Bertrand’s paradox challenges our understanding of probability by posing a seemingly straightforward question with multiple correct answers. The scenario begins with a circle inscribed with an equilateral triangle, where the sides of the triangle act as chords within the circle. The pivotal question of Bertrand’s paradox is: What is the probability of a randomly drawn chord being longer than the side of the inscribed triangle?

## Solutions to Bertrand’s Paradox Chord Problem

### 1. Chords drawn from Random Endpoints

When considering chords drawn from random endpoints, the probability of a chord being longer than the triangle’s side is found to be 33.33%. This result is based on fixing one endpoint at a triangle’s vertex and observing that the other endpoint falls within a specific section of the circumference.

### 2. Chords defined by a Random Radial Point

By examining chords parallel to one side of the triangle and selecting midpoints, a different solution emerges. In this case, the probability becomes 50%, as the midpoints fall within a specific region defined by the circle’s center and the triangle’s side.

### 3. Chords defined by a Random Midpoint

Taking advantage of the property that chords are uniquely defined by their midpoints, another solution is derived. The probability, in this case, is 25%, as each random midpoint has a 25% chance of falling within a circle with a radius equal to half the original circle’s radius.

## Explaining Bertrand’s Paradox and the Principle of Indifference

Bertrand’s paradox reveals the complexities that arise when sampling over an infinite set of possibilities. Despite applying the principle of indifference, which assumes equal probabilities for each outcome, three different solutions are obtained. Bertrand argued that the way chords are sampled, even when they have an equal chance of being selected, influences the final probability. The principle of indifference alone is insufficient to yield a definitive answer without additional specificity in the question.

You can explore Bertrand’s paradox further with our tool, simulating its solutions, explanations, and conducting simulations with any number of samples.
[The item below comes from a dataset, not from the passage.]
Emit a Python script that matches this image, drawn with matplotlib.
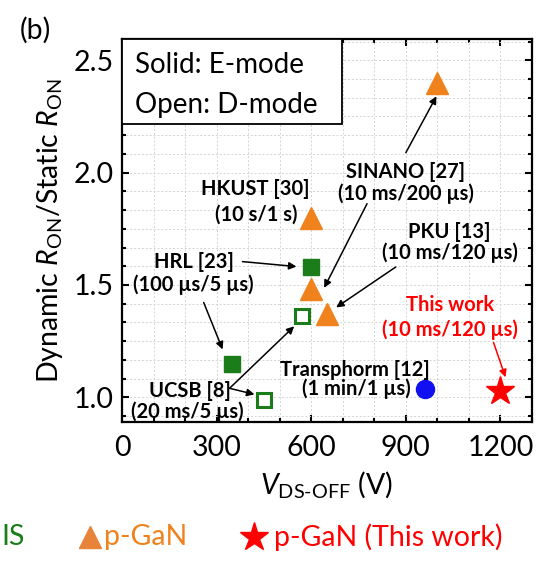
import matplotlib
matplotlib.use("Agg")
import matplotlib.pyplot as plt
from matplotlib.lines import Line2D
from matplotlib.patches import Rectangle
from matplotlib.ticker import MultipleLocator
import numpy as np

FONT = "Lato"
plt.rcParams['font.family'] = [FONT, 'DejaVu Sans']
plt.rcParams['mathtext.fontset'] = 'custom'
plt.rcParams['mathtext.rm'] = FONT
plt.rcParams['mathtext.it'] = FONT + ':italic'
plt.rcParams['mathtext.bf'] = FONT + ':bold'

# ---- data ----
mis_e_x = [600, 350]            # solid green squares (E-mode MIS)
mis_e_y = [1.58, 1.15]
mis_d_x = [570, 450]            # open green squares (D-mode MIS)
mis_d_y = [1.36, 0.99]
pgan_x = [1000, 600, 600, 650]  # orange triangles
pgan_y = [2.40, 1.80, 1.48, 1.37]
casc_x = [960]                  # blue circle (Transphorm)
casc_y = [1.035]
this_x = [1200]                 # red star
this_y = [1.03]

xticks = [0, 300, 600, 900, 1200]
yticks = [1.0, 1.5, 2.0, 2.5]

GREEN = '#1a7d1a'
ORANGE = '#f0821e'
BLUE = '#1010f0'
RED = '#ff0000'

fig = plt.figure(figsize=(5.49, 5.63), dpi=100)
ax = fig.add_axes([122/549, 1-422/563, 410/549, 383/563])

ax.set_xlim(0, 1300)
ax.set_ylim(0.89, 2.595)
ax.set_xticks(xticks)
ax.set_yticks(yticks)
ax.set_yticklabels([f"{v:.1f}" for v in yticks])
ax.xaxis.set_minor_locator(MultipleLocator(100))
ax.yaxis.set_minor_locator(MultipleLocator(0.5/6))
ax.tick_params(which='both', direction='in', top=True, right=True, width=1.5,
               labelsize=20.5, colors='black')
ax.tick_params(axis='x', pad=9)
ax.tick_params(axis='y', pad=6)
ax.tick_params(which='major', length=5)
ax.tick_params(which='minor', length=3)
for s in ax.spines.values():
    s.set_linewidth(1.6)
ax.grid(which='minor', color='#d4d4d4', linestyle=(0, (2, 2)), linewidth=0.7)
ax.grid(which='major', color='#d4d4d4', linestyle=(0, (2, 2)), linewidth=0.7)
ax.set_axisbelow(True)

ax.set_xlabel(r"$V_{\mathrm{DS\text{-}OFF}}$ (V)", fontsize=20.5, labelpad=6)
ax.set_ylabel(r"Dynamic $R_{\mathrm{ON}}$/Static $R_{\mathrm{ON}}$", fontsize=20.5, labelpad=6)

# markers
ax.plot(mis_e_x, mis_e_y, 's', ms=12, color=GREEN, mec=GREEN, zorder=5, clip_on=False)
ax.plot(mis_d_x, mis_d_y, 's', ms=10.5, mfc='white', mec=GREEN, mew=2.2, zorder=5, clip_on=False)
ax.plot(pgan_x, pgan_y, '^', ms=15.5, color=ORANGE, mec=ORANGE, zorder=5)
ax.plot(casc_x, casc_y, 'o', ms=13, color=BLUE, mec=BLUE, zorder=5)
ax.plot(this_x, this_y, '*', ms=21, color=RED, mec=RED, zorder=5)

# legend box
ax.add_patch(Rectangle((0, 0.778), 0.537, 0.222, transform=ax.transAxes,
                       facecolor='white', edgecolor='black', lw=1.3, zorder=6))
ax.text(0.032, 0.932, "Solid: E-mode", transform=ax.transAxes, fontsize=20,
        va='center', ha='left', zorder=7)
ax.text(0.032, 0.828, "Open: D-mode", transform=ax.transAxes, fontsize=20,
        va='center', ha='left', zorder=7)

# annotations
afs = 14.5
def lbl(x, y, s, color='black'):
    ax.text(x, y, s, fontsize=afs, fontweight='bold', ha='center', va='center',
            color=color, zorder=7)

def arr(x0, y0, x1, y1, color='black'):
    ax.annotate('', xy=(x1, y1), xytext=(x0, y0),
                arrowprops=dict(arrowstyle='-|>', color=color, lw=1.1,
                                mutation_scale=11, shrinkA=0, shrinkB=0), zorder=7)

lbl(900, 2.004, "SINANO [27]")
lbl(900, 1.907, "(10 ms/200 µs)")
arr(900, 2.089, 997, 2.34)
arr(777, 1.862, 641, 1.487)

lbl(423, 1.929, "HKUST [30]")
lbl(426, 1.813, "(10 s/1 s)")

lbl(227, 1.604, "HRL [23]")
lbl(227, 1.502, "(100 µs/5 µs)")
arr(382, 1.604, 553, 1.582)
arr(259, 1.422, 319, 1.213)

lbl(215, 1.027, "UCSB [8]")
lbl(208, 0.938, "(20 ms/5 µs)")
arr(341, 1.04, 546, 1.316)
arr(341, 1.04, 420, 1.013)

lbl(1039, 1.736, "PKU [13]")
lbl(1039, 1.642, "(10 ms/120 µs)")
arr(868, 1.58, 679, 1.40)

lbl(1039, 1.409, "This work", RED)
lbl(1039, 1.300, "(10 ms/120 µs)", RED)
arr(1178, 1.244, 1216, 1.089, RED)

lbl(739, 1.12, "Transphorm [12]")
lbl(742, 1.036, "(1 min/1 µs)")

# panel label
fig.text(35/549, 1-30/563, "(b)", fontsize=20.5, ha='center', va='center')

# bottom legend (cropped at the left edge in the reference)
ly = 1 - 537/563
fig.text(1/549, ly, "IS", fontsize=20.5, color=GREEN, ha='left', va='center')
fig.add_artist(Line2D([90/549], [ly], transform=fig.transFigure, marker='^', ms=15.5,
                      color='#e8843a', linestyle='none'))
fig.text(104/549, ly, "p-GaN", fontsize=20.5, color=ORANGE, ha='left', va='center')
fig.add_artist(Line2D([254/549], [ly], transform=fig.transFigure, marker='*', ms=21,
                      color=RED, linestyle='none'))
fig.text(274/549, ly, "p-GaN (This work)", fontsize=20.5, color=RED, ha='left', va='center')

fig.savefig("out.png", dpi=100)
Challenge yourself and others to find the result for each approach.

## FAQ:

A: Bertrand’s paradox is a probability problem exploring the ambiguities arising from sampling over an infinite domain. It focuses on the probability of a random chord in a circle being longer than the side of an inscribed triangle, with possible solutions of 25%, 33.33%, or 50%.

Q: What are the solutions to Bertrand’s paradox?
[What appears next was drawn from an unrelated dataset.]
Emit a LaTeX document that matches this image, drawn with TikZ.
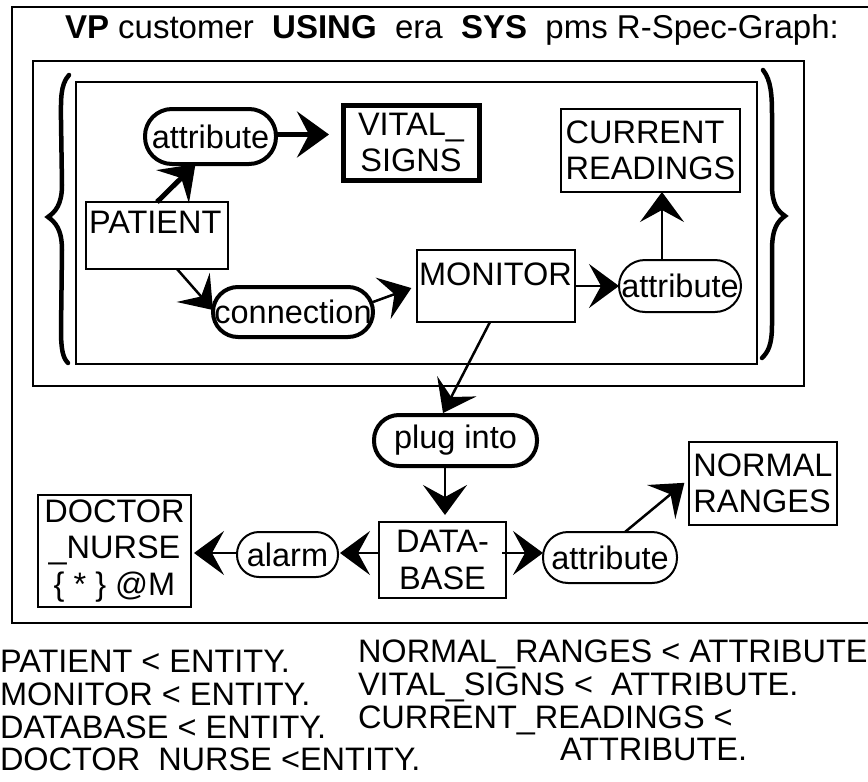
\documentclass[tikz,border=0pt]{standalone}
\usepackage{fontspec}
\setmainfont{Liberation Sans}
\usetikzlibrary{arrows.meta,calc}
\newcommand\bigtxt{\fontsize{32.5}{36.5}\selectfont}
\begin{document}
\begin{tikzpicture}[x=1pt,y=-1pt,
  every node/.style={inner sep=0pt,outer sep=0pt,font=\bigtxt},
  frame/.style={draw,line width=2.5pt},
  ebox/.style={draw,line width=2pt,rectangle,align=center},
  lbox/.style={draw,line width=2pt,rectangle,align=left},
  pill/.style={draw,line width=2pt,rounded corners=#1},
  tpill/.style={draw,line width=4pt,rounded corners=#1},
  txt/.style={anchor=base west},
  con/.style={line width=2.5pt,-{Stealth[length=30pt,width=44pt,inset=12pt]}},
  bcon/.style={line width=4.5pt,-{Stealth[length=32pt,width=46pt,inset=12pt]}},
  brace/.style={line width=4.5pt,line cap=round}]
\useasboundingbox (0,0) rectangle (868,782);

% frames
\draw[frame] (868,7) -- (12,7) -- (12,623) -- (868,623);
\draw[frame] (33,61) rectangle (804,386);
\draw[frame] (76,82) rectangle (757,364);

% title
\node[txt,font=\fontsize{33}{36}\selectfont] (title) at (65,38) {\textbf{VP} customer\ \ \textbf{USING}\ \ era\ \ \textbf{SYS}\ \ pms R-Spec-Graph:};

% braces
\draw[brace] (69,75) .. controls (60,85) and (61,100) .. (61,120) -- (62,185)
  .. controls (62,205) and (55,212) .. (48,217)
  .. controls (55,222) and (62,229) .. (62,250) -- (61,330)
  .. controls (61,350) and (63,358) .. (68,363);
\draw[brace] (763,70) .. controls (771,80) and (772,95) .. (772,115) -- (772,185)
  .. controls (772,205) and (778,211) .. (785,216)
  .. controls (778,221) and (772,228) .. (772,250) -- (772,325)
  .. controls (772,345) and (768,352) .. (762,358);

% entity boxes and relation pills
\node[ebox,minimum width=142pt,minimum height=67pt] (pat) at (157,235.5) {};
\node[txt] (patl) at (89,233) {PATIENT};
\node[tpill=27pt,minimum width=131pt,minimum height=55pt] (att1) at (210.5,136.5) {attribute};
\node[ebox,line width=5pt,minimum width=136pt,minimum height=75pt] (vit) at (411,142.5) {VITAL\_\\SIGNS};
\node[lbox,minimum width=179pt,minimum height=83pt] (cur) at (650.5,150.5) {CURRENT\\READINGS};
\node[tpill=25pt,minimum width=160pt,minimum height=50pt] (con) at (293,312) {connection};
\node[ebox,minimum width=158pt,minimum height=72pt] (mon) at (496,286) {};
\node[txt] (monl) at (419,285) {MONITOR};
\node[pill=26pt,minimum width=122pt,minimum height=52pt] (att3) at (680,286) {attribute};
\node[tpill=25pt,minimum width=163pt,minimum height=51pt] (plug) at (455.5,440.5) {plug into};
\node[ebox,minimum width=127pt,minimum height=76pt] (db) at (442.5,560) {DATA-\\BASE};
\node[pill=22pt,minimum width=101pt,minimum height=45pt] (alarm) at (287.5,554.5) {alarm};
\node[pill=25pt,minimum width=134pt,minimum height=51pt] (att2) at (610,557.5) {attribute};
\node[lbox,minimum width=148pt,minimum height=83pt] (norm) at (763,483.5) {NORMAL\\RANGES};
\node[ebox,minimum width=153pt,minimum height=112pt] (doc) at (114.5,551) {DOCTOR\\\_NURSE\\\{ * \} @M};

% connectors
\draw[bcon,line width=5pt] ($(pat.north west)+(71,0)$) -- ($(att1.south)+(-15,0)$);
\draw[bcon,shorten >=14pt] ($(att1.east)+(0,-2)$) -- ($(vit.west)+(0,-8)$);
\draw[con] ($(pat.south west)+(91,0)$) -- ($(con.west)+(0,-2)$);
\draw[con,shorten >=6pt] ($(con.east)+(0,-10)$) -- (mon.west);
\draw[con] (mon.east) -- (att3.west);
\draw[con] ($(att3.north)+(-18,0)$) -- ($(cur.south)+(11.5,0)$);
\draw[con] ($(mon.south)+(-6,0)$) -- ($(plug.north)+(-12.5,-2)$);
\draw[con,shorten >=7pt] ($(plug.south)+(-10.5,0)$) -- ($(db.north)+(2.5,0)$);
\draw[con,shorten >=2pt] ($(db.west)+(0,-7)$) -- ($(alarm.east)+(0,-1.5)$);
\draw[con,shorten >=3pt] ($(alarm.west)+(0,-1.5)$) -- ($(doc.east)+(0,2)$);
\draw[con] ($(db.east)+(-4,-7)$) -- ($(att2.west)+(0,-4.5)$);
\draw[con,shorten >=6pt] ($(att2.north)+(15,0)$) -- ($(norm.west)+(0,-4.5)$);

% declarations
\node[txt] (d1) at (0,672) {PATIENT < ENTITY.};
\node[txt] (d2) at (0,705) {MONITOR < ENTITY.};
\node[txt] (d3) at (0,738) {DATABASE < ENTITY.};
\node[txt] (d4) at (0,770) {DOCTOR\ \ NURSE <ENTITY.};
\node[txt] (d5) at (358,662) {NORMAL\_RANGES < ATTRIBUTE};
\node[txt] (d6) at (358,695) {VITAL\_SIGNS <\ \ ATTRIBUTE.};
\node[txt] (d7) at (358,728) {CURRENT\_READINGS <};
\node[txt] (d8) at (560,760) {ATTRIBUTE.};
\end{tikzpicture}
\end{document}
A: In its original form, Bertrand’s paradox has three solutions:

1. 33.33% for chords drawn from random endpoints.
2. 50% for chords drawn from a random radial point.
3. 25% for chords drawn from a random midpoint.

Q: How can I find the solution to Bertrand’s paradox using the endpoint?

A: To find the solution using the endpoint, choose one vertex of the inscribed triangle as the starting point for the chord. The probability of the chord being longer than the side is 33.33%, as observed in a specific section opposite the starting point.

Q: Why does Bertrand’s paradox have three solutions?

A: Bertrand’s paradox has three solutions because it doesn’t specify the method of sampling chords from an infinite set. The three proposed approaches (endpoints, radial points, midpoints) lead to different valid distributions, emphasizing the importance of specificity when dealing with infinite spaces.

Q: What is the probability in Bertrand’s paradox?

A: The probability in Bertrand’s paradox is not precisely defined without specifying the chord sampling method. The original question, regarding the probability of a random chord being longer than the triangle’s side, requires additional details for a definitive answer.